From Home, Sick to Homesick
There comes an age when you realize the difference between homesick and home, sick.
Homesickness happens after moving out of state. You miss the backyard you grew up in, your family and friends, whatever it may be that just isn’t the same in your new digs. Home, sick happens when you’re too hungover to function or you’re legitimately ill, sometimes even ill due to the hangover. Most importantly, home, sick, as an adult, is when you realize how great it was when your parents were there to take care of you. Home, sick leads to homesick.
Maybe it was because I have no siblings, but my parents upped the love when I had what my father referred to as “the punies,” always pronounced with an exaggerated pout and a pat on the head, whether I was six or sixteen. He’d then quickly step away and make an x with his index fingers. “Love you, but I don’t want it,” he said, shaking his head sadly.
Though usually Mom was the one to stay home with me when I was sick, kissing my forehead to check my temperature and forcing Gatorade down my throat at twenty-minute intervals as necessary, I was always antsy waiting for Dad to get home from work. Parents are usually pretty great sympathizers, at least when you’re little.
It was one thing I could look forward to without having to leave my couch and blanket and the stack of movies Mom always rented for me. I think she got Short Circuit about six times. I was sick at almost every holiday, so if she had to stay with her “sickie,” as my nickname came to be when under the weather, she may as well entertain us both.
The day after Christmas when I was three years old, I had the flu. Dad went out to a flower shop of all things and bought me a teddy bear wearing a headband and a navy blue t-shirt that announced he was “Born In The U.S.A.” He named him “Bruce” for me, and at the time I had no idea that he was referring to The Boss.
My mom wanted to kill him, as Bruce clearly won my affection over the Christmas gifts I had received twenty-four hours prior. The miniature Snuffalupagus may have been awesome, but Bruce prevailed. He made the trip to New York with me nineteen years later.

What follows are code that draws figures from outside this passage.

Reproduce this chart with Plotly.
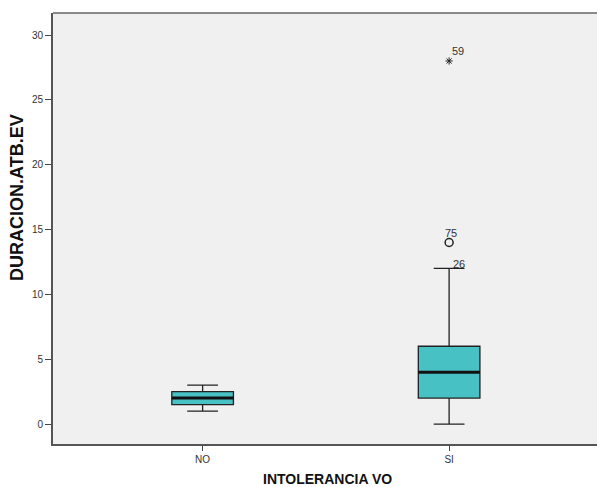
import plotly.graph_objects as go

# Grouping variable and summary statistics of DURACION.ATB.EV
categories = ["NO", "SI"]
positions = [0, 1]
q1 = [1.5, 2]
median = [2, 4]
q3 = [2.5, 6]
lower_whisker = [1, 0]
upper_whisker = [3, 12]

# Individual cases flagged outside the whiskers (group SI)
outlier_values = [14]
outlier_ids = ["75"]
extreme_values = [28]
extreme_ids = ["59"]
# Case id shown at the end of the upper whisker of SI
whisker_case_value = 12
whisker_case_id = "26"

y_ticks = [0, 5, 10, 15, 20, 25, 30]

box_width = 0.25
fill = "rgb(72,193,197)"
font = "Liberation Sans, Arial, sans-serif"

fig = go.Figure()

fig.add_trace(go.Box(
    x=positions, q1=q1, median=median, q3=q3,
    lowerfence=lower_whisker, upperfence=upper_whisker,
    width=box_width, whiskerwidth=0.5,
    fillcolor=fill, line=dict(color="#222222", width=1.3),
    boxpoints=False, showlegend=False, hoverinfo="skip",
))

# Thick median bars
for xp, m in zip(positions, median):
    fig.add_trace(go.Scatter(
        x=[xp - box_width / 2, xp + box_width / 2], y=[m, m],
        mode="lines", line=dict(color="#111111", width=3),
        showlegend=False, hoverinfo="skip",
    ))

si = positions[categories.index("SI")]

fig.add_trace(go.Scatter(
    x=[si] * len(outlier_values), y=outlier_values, mode="markers",
    marker=dict(symbol="circle-open", size=8, color="#222222", line=dict(width=1.5)),
    showlegend=False, hoverinfo="skip",
))
fig.add_trace(go.Scatter(
    x=[si] * len(extreme_values), y=extreme_values, mode="markers",
    marker=dict(symbol="asterisk-open", size=6, color="#222222", line=dict(width=1, color="#222222")),
    showlegend=False, hoverinfo="skip",
))

label_font = dict(family=font, size=11, color="#333333")
for v, t in zip(outlier_values, outlier_ids):
    fig.add_annotation(x=si, y=v, text=t, showarrow=False, xref="x", yref="y",
                       xshift=2, yshift=10, font=label_font)
for v, t in zip(extreme_values, extreme_ids):
    fig.add_annotation(x=si, y=v, text=t, showarrow=False, xref="x", yref="y",
                       xshift=9, yshift=10, font=label_font)
fig.add_annotation(x=si, y=whisker_case_value, text=whisker_case_id, showarrow=False,
                   xref="x", yref="y", xshift=10, yshift=4, font=label_font)

# Axis titles
fig.add_annotation(text="<b>DURACION.ATB.EV</b>", xref="paper", yref="paper",
                   x=-0.066, y=0.571, xanchor="center", yanchor="middle",
                   textangle=-90, showarrow=False,
                   font=dict(family=font, size=18, color="#111111"))
fig.add_annotation(text="<b>INTOLERANCIA VO</b>", xref="paper", yref="paper",
                   x=0.505, y=-0.0812, xanchor="center", yanchor="middle", showarrow=False,
                   font=dict(family=font, size=14, color="#111111"))

fig.update_layout(
    width=597, height=487,
    margin=dict(l=53, r=0, t=13, b=43),
    paper_bgcolor="white", plot_bgcolor="#f0f0f0",
    font=dict(family=font, size=10, color="#333333"),
    xaxis=dict(
        range=[-0.607, 1.6], tickvals=positions, ticktext=categories,
        showgrid=False, zeroline=False, showline=True, linecolor="#555555", linewidth=2,
        ticks="outside", ticklen=5, tickcolor="#444444", tickwidth=1,
        tickfont=dict(size=10, color="#333333"),
    ),
    yaxis=dict(
        range=[-1.54, 31.7], tickvals=y_ticks,
        showgrid=False, zeroline=False, showline=True, linecolor="#555555", linewidth=2,
        ticks="outside", ticklen=6, tickcolor="#444444", tickwidth=1,
        tickfont=dict(size=10, color="#333333"),
    ),
    shapes=[dict(type="line", xref="paper", yref="paper", x0=0, x1=1, y0=1, y1=1,
                 line=dict(color="#888888", width=2))],
)

fig.write_html("out.html")
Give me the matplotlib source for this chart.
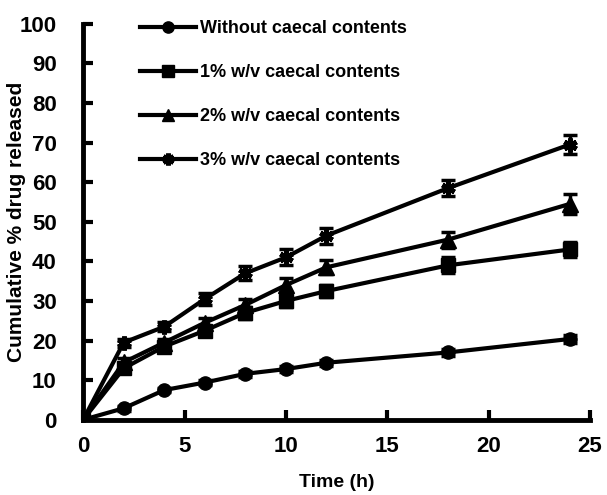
import numpy as np
import matplotlib
matplotlib.use("Agg")
import matplotlib.pyplot as plt

plt.rcParams['font.family'] = ['Liberation Sans', 'DejaVu Sans']
plt.rcParams['font.weight'] = 'bold'

# time points (h)
time = [0, 2, 4, 6, 8, 10, 12, 18, 24]

# cumulative % released
without = [0, 2.9, 7.5, 9.4, 11.6, 12.8, 14.4, 17.0, 20.4]
pc1 = [0, 13.0, 18.5, 22.5, 27.0, 30.0, 32.5, 39.0, 43.0]
pc2 = [0, 14.5, 19.5, 24.5, 29.0, 34.0, 38.5, 45.5, 54.5]
pc3 = [0, 19.5, 23.5, 30.5, 37.0, 41.0, 46.5, 58.5, 69.5]

err0 = [0, 0.6, 0.6, 0.7, 0.8, 0.8, 0.8, 0.9, 1.0]
err1 = [0, 1.0, 1.0, 1.2, 1.5, 1.5, 1.5, 2.0, 2.0]
err2 = [0, 1.0, 1.0, 1.2, 1.5, 1.8, 1.8, 2.0, 2.5]
err3 = [0, 1.0, 1.2, 1.5, 1.8, 2.0, 2.0, 2.0, 2.5]

labels = ['Without caecal contents', '1% w/v caecal contents',
          '2% w/v caecal contents', '3% w/v caecal contents']

fig = plt.figure(figsize=(6.07, 4.95), dpi=100)
ax = fig.add_axes([0.137, 0.152, 0.835, 0.8])

series = [(without, err0, 'o', 9.5, 1), (pc1, err1, 's', 10, 1),
          (pc2, err2, '^', 11, 1), (pc3, err3, (6, 2, 0), 10, 3.5)]
for (y, e, m, ms, mw), lab in zip(series, labels):
    ax.errorbar(time, y, yerr=e, fmt='none', ecolor='black', capsize=5,
                capthick=2.5, elinewidth=2.5)
    ax.plot(time, y, color='black', lw=3, marker=m, ms=ms, mew=mw,
            mec='black', mfc='black', label=lab)

ax.set_xlim(0, 25)
ax.set_ylim(0, 100)
ax.set_xticks(range(0, 26, 5))
ax.set_yticks(range(0, 101, 10))
for s in ['top', 'right']:
    ax.spines[s].set_visible(False)
for s in ['left', 'bottom']:
    ax.spines[s].set_linewidth(3.5)
ax.tick_params(direction='in', length=7, width=3, labelsize=16)
ax.tick_params(axis='y', pad=19)
ax.tick_params(axis='x', pad=12)

ax.set_xlabel('Time (h)', fontsize=14, fontweight='bold', labelpad=12)
ax.set_ylabel('Cumulative % drug released', fontsize=15, fontweight='bold')
ax.yaxis.set_label_coords(-0.112, 0.5)

ax.legend(loc='upper left', bbox_to_anchor=(0.08, 1.05), frameon=False,
          prop={'size': 13, 'weight': 'bold'}, labelspacing=1.5,
          handlelength=3.1, handletextpad=0.25, markerscale=0.85)

fig.savefig('out.png', dpi=100)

While Dad added to the “fun” element of illness, Mom covered practical. It’s not that he was useless…moms are just a little more diligent with their own remedies.
I still call my mother if I’m sick. I still wish she could just show up at my apartment and sort of mush my cheeks with her hands and see if I have “a temperature,” or rather, an alarmingly high temperature. And as I’m self-medicating and whining over the phone instead of from her couch, I can’t help but long for the days when they could cross the hall to check in instead of listing seventeen cold meds I should get from Duane Reade.
Sick away from home? What do you do to help get by?